Authors: Ogujiuba, Kanayo Kingsley.
Olamide, Gbenga Ebenezer.
School of Development Studies
School of Development Studies
Keywords: Entrepreneurship.;South Africa.;Business success.
Issue Date: 2020
Publisher: Acta Universitatis Danubius
Abstract: The article raises a pertinent question; is there a significant difference between Male Entrepreneurs and Female Females in terms of key Business Success Factors? This article tests the null hypothesis that the population means on a set of dependent variables do not vary across Gender. Thus, this paper determines the variation if any between Male and Female Entrepreneurs with reference to Customer and Market Size; Products and Services and Management Know-How.
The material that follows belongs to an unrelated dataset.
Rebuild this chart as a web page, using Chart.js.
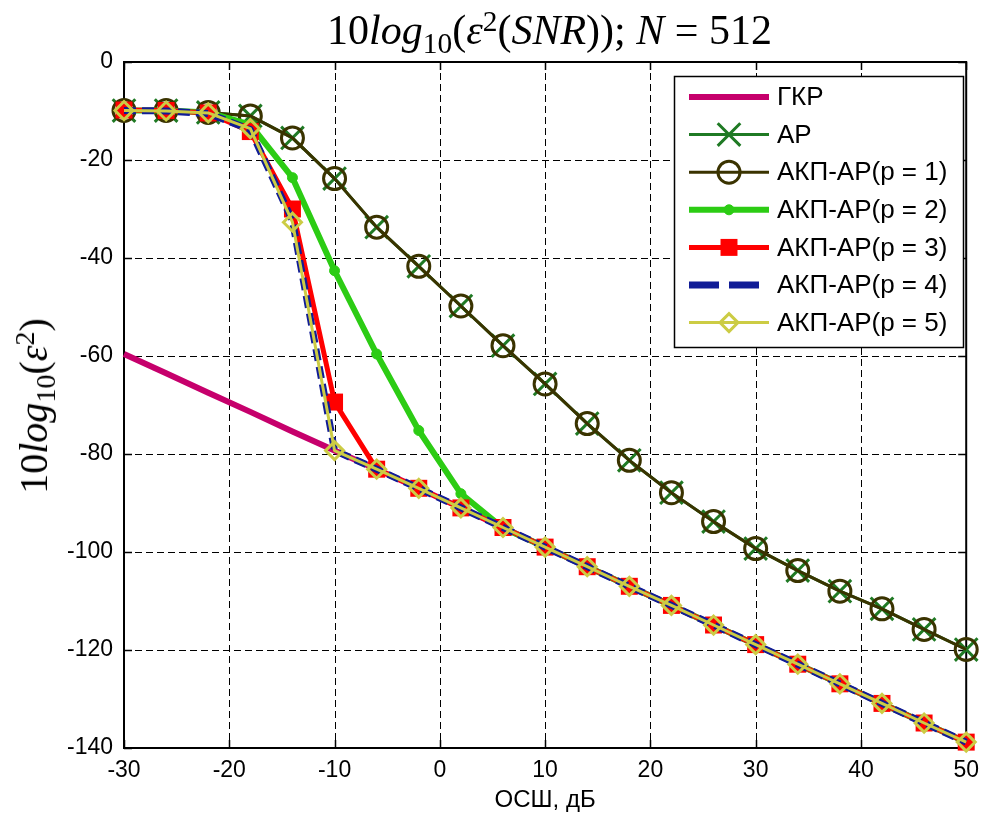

However, opinions differ on the degree of the effects of contextual factors on the success or otherwise of SMEs especially in developing countries such as South Africa. Furthermore, studies on the direction of these factors in terms of male and female ownership of SMEs have not been fully documented in South Africa; thereby necessitating the need for this research. We divided the sample population into groups (strata) and then selected samples from each stratum for the survey. Questionnaires were subsequently distributed among the SME’s operating in Mpumalanga. For this study, we applied a two-fold structured questionnaire. The first section addressed questions on participants’ demographics and business types. The second section addressed questions on business success factors relevant to the scope of the study. Using MANOVA, we created a new summary dependent variable, which is a linear combination of each of our original dependent variables and then executes an analysis of variance using the new combined dependent variable. Policy makers need to recognise that women are a heterogeneous group with many differences in their motivations, intentions and projects for engaging in business activities. Traditional instruments have been used to address these barriers but these approaches have not yielded the expected effects. There is need to expand the strategies in-addition to the broad institutional conditions required for a successful business. In this article therefore, a comparative analysis of some identified success factors of SMEs in South Africa is undertaken in order to examine the gender differentials in productivity and performance of both female-owned and male-owned enterprises. More targeted action is required to ensure that family policies, social policies and tax policies do not discriminate against entrepreneurship by women.